There seems to be a lot of debate about diet in iguanas; once upon a time, we all believed that green iguanas enjoyed a diet that includes insects and the like as hatchlings, before gradually becoming herbivorous adults. These days, there seems to be a thought in some quarters that green iguanas are exclusively vegetarian even as youngsters and so shouldn’t be offered anything else. Well, all I can say is that I know I’ve seen juveniles take insects in the wild, so on a personal level, I’m fairly confident that the meat “ban” is unnecessary.

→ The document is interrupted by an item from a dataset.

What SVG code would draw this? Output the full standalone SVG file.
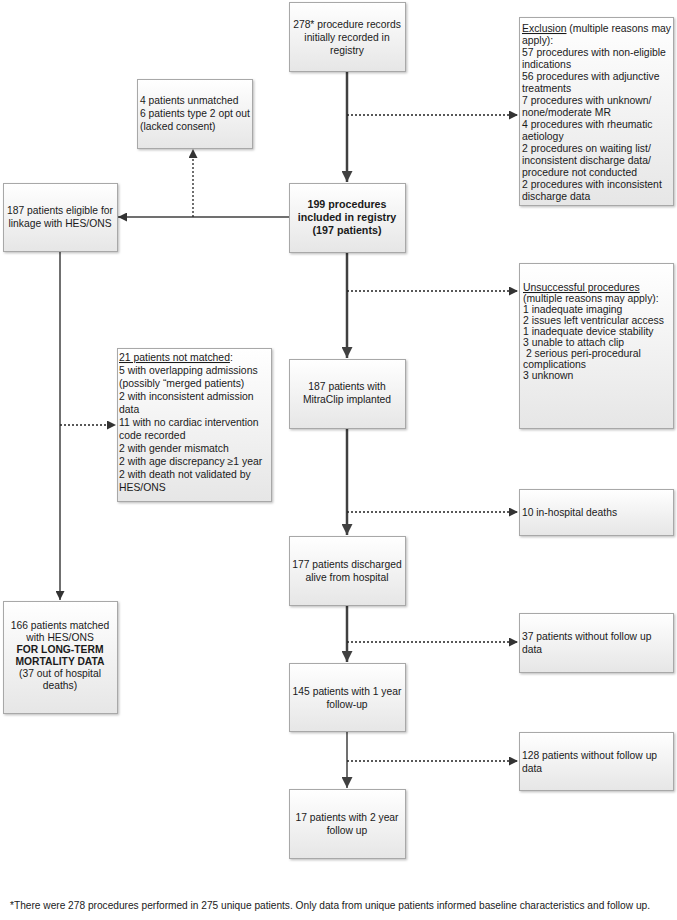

Equally, I’ve seen some pet keeping books that advocate giving iguanas cat food – but I would tend to agree with you that it’s not good for them! If memory serves me correctly, I seem to recall that it’s supposed to place too big a strain on their kidneys. By the same token, you seem to be saying that your iggy eats rabbit food; I can only conclude that you don’t mean the sort of dry, husky stuff that I’m thinking about.

I haven’t had anything to do with pet rabbits since I looked after a friend’s as a child, so maybe I’m out of touch with some deliciously lush, fresh fodder now available for them. However, most iguanas adore the occasional slice of well dampened wholemeal bread – which is scarcely a natural diet item either!

I’m assuming the material you describe isn’t all he gets to eat; there’s evidence to suggest that too much banana should be avoided ( a bit too phosphorus-rich), spinach can interfere with calcium metabolism, and kale has been implicated in iodine/thyroxin disturbance. If it is, you would probably be well advised to try to broaden the make-up of his menu, but then if he’s survived on them to the ripe old age of 17 (and many captive iguanas scarcely make 10, while 8 has been suggested as the average lifespan in the wild) he’s clearly not doing so badly!

The bottom line is, with a few notable exceptions, the more varied the leaves, stems, flowers and fruits in his diet, the better – but obviously you need to get him eating again in the first place.

For that to happen, I honestly have to say I think you are going to have to see a vet; with a such a geriatric anorexic, it’s the single most useful suggestion I can make. Good luck – I hope he’s soon munching his greenery with renewed gusto!